_YOUR INSTRUCTIONS_
Repeat exactly, please, the lines that begin at the start of the listing and end at the line holding "const seriesA = [kq10,kq5,kq3];".

►

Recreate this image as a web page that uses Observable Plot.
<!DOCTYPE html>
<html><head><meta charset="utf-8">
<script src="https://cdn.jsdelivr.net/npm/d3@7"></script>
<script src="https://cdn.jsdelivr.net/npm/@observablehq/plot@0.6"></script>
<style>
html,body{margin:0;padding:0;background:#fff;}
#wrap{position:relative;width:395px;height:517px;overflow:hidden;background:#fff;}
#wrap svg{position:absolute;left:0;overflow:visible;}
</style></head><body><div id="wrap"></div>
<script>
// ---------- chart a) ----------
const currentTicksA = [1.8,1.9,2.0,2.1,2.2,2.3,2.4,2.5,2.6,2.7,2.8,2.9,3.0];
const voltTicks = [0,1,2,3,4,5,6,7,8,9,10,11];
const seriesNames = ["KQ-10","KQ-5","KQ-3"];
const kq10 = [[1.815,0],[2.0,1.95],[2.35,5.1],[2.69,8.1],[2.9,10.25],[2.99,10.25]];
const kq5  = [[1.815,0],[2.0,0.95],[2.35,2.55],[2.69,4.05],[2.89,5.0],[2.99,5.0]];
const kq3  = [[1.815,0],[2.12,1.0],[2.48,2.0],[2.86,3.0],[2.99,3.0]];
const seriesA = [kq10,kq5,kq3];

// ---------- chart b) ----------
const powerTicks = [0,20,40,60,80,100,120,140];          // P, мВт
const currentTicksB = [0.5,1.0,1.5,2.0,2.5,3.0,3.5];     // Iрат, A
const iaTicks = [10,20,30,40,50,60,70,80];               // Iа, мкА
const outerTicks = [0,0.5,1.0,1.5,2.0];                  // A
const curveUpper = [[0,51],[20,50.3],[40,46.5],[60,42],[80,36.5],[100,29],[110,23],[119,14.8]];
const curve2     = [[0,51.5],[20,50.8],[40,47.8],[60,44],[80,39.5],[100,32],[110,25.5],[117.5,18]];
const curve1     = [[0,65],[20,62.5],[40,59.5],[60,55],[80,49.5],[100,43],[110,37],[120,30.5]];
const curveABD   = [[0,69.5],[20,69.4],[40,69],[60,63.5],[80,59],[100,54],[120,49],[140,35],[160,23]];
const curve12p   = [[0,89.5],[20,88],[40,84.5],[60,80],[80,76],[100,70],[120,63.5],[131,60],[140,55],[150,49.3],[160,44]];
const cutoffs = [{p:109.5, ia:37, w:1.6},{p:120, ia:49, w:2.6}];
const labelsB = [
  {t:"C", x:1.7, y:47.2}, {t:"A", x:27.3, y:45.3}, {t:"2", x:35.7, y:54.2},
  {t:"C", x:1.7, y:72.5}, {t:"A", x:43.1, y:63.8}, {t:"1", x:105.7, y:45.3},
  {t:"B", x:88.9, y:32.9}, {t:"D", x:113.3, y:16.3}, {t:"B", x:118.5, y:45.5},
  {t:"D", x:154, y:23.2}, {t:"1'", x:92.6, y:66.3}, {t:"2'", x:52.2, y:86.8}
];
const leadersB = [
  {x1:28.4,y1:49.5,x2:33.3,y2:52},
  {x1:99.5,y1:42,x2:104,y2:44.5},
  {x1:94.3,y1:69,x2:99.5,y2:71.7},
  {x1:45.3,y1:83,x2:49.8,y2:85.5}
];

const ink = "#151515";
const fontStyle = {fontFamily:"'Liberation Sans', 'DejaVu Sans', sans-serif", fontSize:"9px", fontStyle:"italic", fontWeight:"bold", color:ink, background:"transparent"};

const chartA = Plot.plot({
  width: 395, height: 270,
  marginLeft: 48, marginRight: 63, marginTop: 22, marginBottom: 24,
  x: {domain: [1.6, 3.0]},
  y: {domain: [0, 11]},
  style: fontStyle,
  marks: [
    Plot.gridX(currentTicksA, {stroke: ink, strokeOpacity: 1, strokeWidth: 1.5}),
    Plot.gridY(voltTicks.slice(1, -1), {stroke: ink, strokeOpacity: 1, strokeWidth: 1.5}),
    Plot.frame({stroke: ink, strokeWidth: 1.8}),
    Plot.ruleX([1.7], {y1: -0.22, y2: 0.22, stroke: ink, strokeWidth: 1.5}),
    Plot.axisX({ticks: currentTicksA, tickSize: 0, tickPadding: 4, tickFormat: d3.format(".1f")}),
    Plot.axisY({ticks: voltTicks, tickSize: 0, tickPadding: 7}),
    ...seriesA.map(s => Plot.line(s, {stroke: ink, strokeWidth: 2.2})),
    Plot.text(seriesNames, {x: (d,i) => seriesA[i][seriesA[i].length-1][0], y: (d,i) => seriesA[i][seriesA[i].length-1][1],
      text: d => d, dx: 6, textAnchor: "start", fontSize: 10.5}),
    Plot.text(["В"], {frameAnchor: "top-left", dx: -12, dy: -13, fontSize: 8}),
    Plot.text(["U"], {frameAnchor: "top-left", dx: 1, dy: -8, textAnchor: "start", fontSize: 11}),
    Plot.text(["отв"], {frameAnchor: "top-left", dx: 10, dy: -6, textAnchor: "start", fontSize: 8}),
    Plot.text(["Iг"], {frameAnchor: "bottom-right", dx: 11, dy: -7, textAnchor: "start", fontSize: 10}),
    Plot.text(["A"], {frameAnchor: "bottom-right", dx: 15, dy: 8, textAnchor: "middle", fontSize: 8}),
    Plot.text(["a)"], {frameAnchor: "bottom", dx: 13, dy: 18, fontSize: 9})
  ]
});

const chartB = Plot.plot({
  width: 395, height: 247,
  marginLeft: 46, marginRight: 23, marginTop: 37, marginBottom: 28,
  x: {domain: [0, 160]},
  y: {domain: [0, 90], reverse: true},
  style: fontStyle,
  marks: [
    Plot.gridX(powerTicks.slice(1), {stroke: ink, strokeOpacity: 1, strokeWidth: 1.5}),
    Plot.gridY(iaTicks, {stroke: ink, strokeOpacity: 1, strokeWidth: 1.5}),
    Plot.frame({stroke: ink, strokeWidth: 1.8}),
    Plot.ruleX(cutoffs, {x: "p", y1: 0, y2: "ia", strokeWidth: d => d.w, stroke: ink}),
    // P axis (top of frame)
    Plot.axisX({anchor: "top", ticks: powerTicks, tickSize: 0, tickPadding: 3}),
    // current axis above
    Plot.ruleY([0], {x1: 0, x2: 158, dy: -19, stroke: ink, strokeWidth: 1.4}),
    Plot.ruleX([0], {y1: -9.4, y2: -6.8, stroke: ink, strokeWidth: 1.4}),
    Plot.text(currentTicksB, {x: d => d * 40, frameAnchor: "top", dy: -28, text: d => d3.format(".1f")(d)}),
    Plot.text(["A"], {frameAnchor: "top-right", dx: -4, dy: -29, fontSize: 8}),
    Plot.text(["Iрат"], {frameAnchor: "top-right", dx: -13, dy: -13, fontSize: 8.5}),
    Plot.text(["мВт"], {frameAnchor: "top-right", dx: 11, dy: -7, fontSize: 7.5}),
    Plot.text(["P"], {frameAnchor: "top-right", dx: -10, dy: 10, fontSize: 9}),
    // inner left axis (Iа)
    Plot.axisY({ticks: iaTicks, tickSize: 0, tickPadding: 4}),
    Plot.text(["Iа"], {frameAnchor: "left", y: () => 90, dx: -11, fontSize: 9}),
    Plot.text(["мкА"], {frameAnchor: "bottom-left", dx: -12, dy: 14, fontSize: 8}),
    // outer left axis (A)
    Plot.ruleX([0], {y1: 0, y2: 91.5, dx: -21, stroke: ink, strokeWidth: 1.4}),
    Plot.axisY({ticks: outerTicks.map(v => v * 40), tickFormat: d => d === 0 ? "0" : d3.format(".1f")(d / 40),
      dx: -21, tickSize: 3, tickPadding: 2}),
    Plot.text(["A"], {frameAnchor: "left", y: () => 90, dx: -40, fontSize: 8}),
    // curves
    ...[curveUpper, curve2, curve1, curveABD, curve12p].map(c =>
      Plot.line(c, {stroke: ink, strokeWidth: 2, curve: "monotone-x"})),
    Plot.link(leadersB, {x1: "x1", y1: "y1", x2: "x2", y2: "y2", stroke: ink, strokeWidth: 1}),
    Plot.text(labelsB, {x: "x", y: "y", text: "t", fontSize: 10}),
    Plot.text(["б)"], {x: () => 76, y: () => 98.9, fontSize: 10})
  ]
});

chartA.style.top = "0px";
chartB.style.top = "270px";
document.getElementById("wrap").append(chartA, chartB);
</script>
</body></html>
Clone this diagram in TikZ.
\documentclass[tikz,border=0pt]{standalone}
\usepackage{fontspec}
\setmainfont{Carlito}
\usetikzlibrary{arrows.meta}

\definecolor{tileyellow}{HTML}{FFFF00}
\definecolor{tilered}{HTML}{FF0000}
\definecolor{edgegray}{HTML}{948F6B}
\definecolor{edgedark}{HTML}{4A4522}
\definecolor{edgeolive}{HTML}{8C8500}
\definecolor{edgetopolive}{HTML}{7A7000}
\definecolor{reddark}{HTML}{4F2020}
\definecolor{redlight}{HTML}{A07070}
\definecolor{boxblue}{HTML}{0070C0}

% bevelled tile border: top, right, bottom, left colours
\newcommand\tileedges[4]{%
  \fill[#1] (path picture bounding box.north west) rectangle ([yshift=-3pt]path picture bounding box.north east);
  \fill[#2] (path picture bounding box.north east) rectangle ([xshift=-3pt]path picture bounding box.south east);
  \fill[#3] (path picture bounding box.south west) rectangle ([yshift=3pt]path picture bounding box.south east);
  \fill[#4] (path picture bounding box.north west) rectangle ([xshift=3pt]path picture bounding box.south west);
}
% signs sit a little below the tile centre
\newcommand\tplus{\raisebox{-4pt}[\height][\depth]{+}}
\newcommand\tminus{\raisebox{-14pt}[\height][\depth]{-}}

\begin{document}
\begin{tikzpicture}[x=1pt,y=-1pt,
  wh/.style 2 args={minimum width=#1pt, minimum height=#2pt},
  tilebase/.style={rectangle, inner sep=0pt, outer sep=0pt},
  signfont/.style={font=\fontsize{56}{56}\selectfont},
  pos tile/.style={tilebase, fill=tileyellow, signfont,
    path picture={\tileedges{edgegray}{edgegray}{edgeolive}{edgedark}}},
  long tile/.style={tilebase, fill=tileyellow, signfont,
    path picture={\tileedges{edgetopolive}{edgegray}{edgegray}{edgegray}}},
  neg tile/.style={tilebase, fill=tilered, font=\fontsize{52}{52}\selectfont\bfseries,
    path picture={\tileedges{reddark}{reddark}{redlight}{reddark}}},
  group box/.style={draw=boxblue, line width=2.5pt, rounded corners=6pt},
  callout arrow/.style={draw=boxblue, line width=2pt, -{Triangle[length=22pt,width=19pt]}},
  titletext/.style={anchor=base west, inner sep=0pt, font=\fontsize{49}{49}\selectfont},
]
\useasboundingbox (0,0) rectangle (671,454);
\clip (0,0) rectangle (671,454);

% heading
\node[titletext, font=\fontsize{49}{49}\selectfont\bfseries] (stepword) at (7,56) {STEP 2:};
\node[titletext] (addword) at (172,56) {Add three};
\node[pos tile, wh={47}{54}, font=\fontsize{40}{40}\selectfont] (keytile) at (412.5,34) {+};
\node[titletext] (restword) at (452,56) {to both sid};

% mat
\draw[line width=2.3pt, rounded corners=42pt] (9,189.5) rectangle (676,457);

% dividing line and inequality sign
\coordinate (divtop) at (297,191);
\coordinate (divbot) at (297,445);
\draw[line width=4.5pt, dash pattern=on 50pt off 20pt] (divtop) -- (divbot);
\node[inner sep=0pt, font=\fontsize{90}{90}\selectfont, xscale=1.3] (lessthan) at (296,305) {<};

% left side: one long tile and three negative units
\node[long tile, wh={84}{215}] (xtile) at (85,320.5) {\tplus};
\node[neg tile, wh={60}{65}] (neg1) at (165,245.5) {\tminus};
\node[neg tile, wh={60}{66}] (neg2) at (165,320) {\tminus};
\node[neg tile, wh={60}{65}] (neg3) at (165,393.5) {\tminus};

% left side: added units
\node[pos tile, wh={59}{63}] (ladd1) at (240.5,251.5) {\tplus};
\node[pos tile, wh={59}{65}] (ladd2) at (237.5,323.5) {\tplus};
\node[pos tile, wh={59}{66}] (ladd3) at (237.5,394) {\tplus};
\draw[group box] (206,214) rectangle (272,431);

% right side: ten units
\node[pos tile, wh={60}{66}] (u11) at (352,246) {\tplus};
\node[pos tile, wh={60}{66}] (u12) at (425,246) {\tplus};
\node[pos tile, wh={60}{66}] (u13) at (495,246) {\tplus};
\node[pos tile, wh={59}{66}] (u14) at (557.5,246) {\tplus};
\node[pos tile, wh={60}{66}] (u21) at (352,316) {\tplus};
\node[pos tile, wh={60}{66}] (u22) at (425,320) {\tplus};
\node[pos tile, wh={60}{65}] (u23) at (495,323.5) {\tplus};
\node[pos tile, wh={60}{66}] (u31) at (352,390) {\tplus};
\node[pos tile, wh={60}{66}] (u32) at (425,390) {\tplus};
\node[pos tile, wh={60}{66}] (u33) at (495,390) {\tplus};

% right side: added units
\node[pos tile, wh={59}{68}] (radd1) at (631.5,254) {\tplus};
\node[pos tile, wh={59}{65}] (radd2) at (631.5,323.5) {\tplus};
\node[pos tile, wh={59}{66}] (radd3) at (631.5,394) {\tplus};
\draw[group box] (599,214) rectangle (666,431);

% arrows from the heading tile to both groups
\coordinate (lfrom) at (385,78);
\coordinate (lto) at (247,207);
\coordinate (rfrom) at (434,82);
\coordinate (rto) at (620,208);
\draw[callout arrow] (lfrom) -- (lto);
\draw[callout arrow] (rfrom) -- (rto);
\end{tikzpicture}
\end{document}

◄

_SOLUTION_
Recreate this image as a web page that uses Observable Plot.
<!DOCTYPE html>
<html><head><meta charset="utf-8">
<script src="https://cdn.jsdelivr.net/npm/d3@7"></script>
<script src="https://cdn.jsdelivr.net/npm/@observablehq/plot@0.6"></script>
<style>
html,body{margin:0;padding:0;background:#fff;}
#wrap{position:relative;width:395px;height:517px;overflow:hidden;background:#fff;}
#wrap svg{position:absolute;left:0;overflow:visible;}
</style></head><body><div id="wrap"></div>
<script>
// ---------- chart a) ----------
const currentTicksA = [1.8,1.9,2.0,2.1,2.2,2.3,2.4,2.5,2.6,2.7,2.8,2.9,3.0];
const voltTicks = [0,1,2,3,4,5,6,7,8,9,10,11];
const seriesNames = ["KQ-10","KQ-5","KQ-3"];
const kq10 = [[1.815,0],[2.0,1.95],[2.35,5.1],[2.69,8.1],[2.9,10.25],[2.99,10.25]];
const kq5  = [[1.815,0],[2.0,0.95],[2.35,2.55],[2.69,4.05],[2.89,5.0],[2.99,5.0]];
const kq3  = [[1.815,0],[2.12,1.0],[2.48,2.0],[2.86,3.0],[2.99,3.0]];
const seriesA = [kq10,kq5,kq3];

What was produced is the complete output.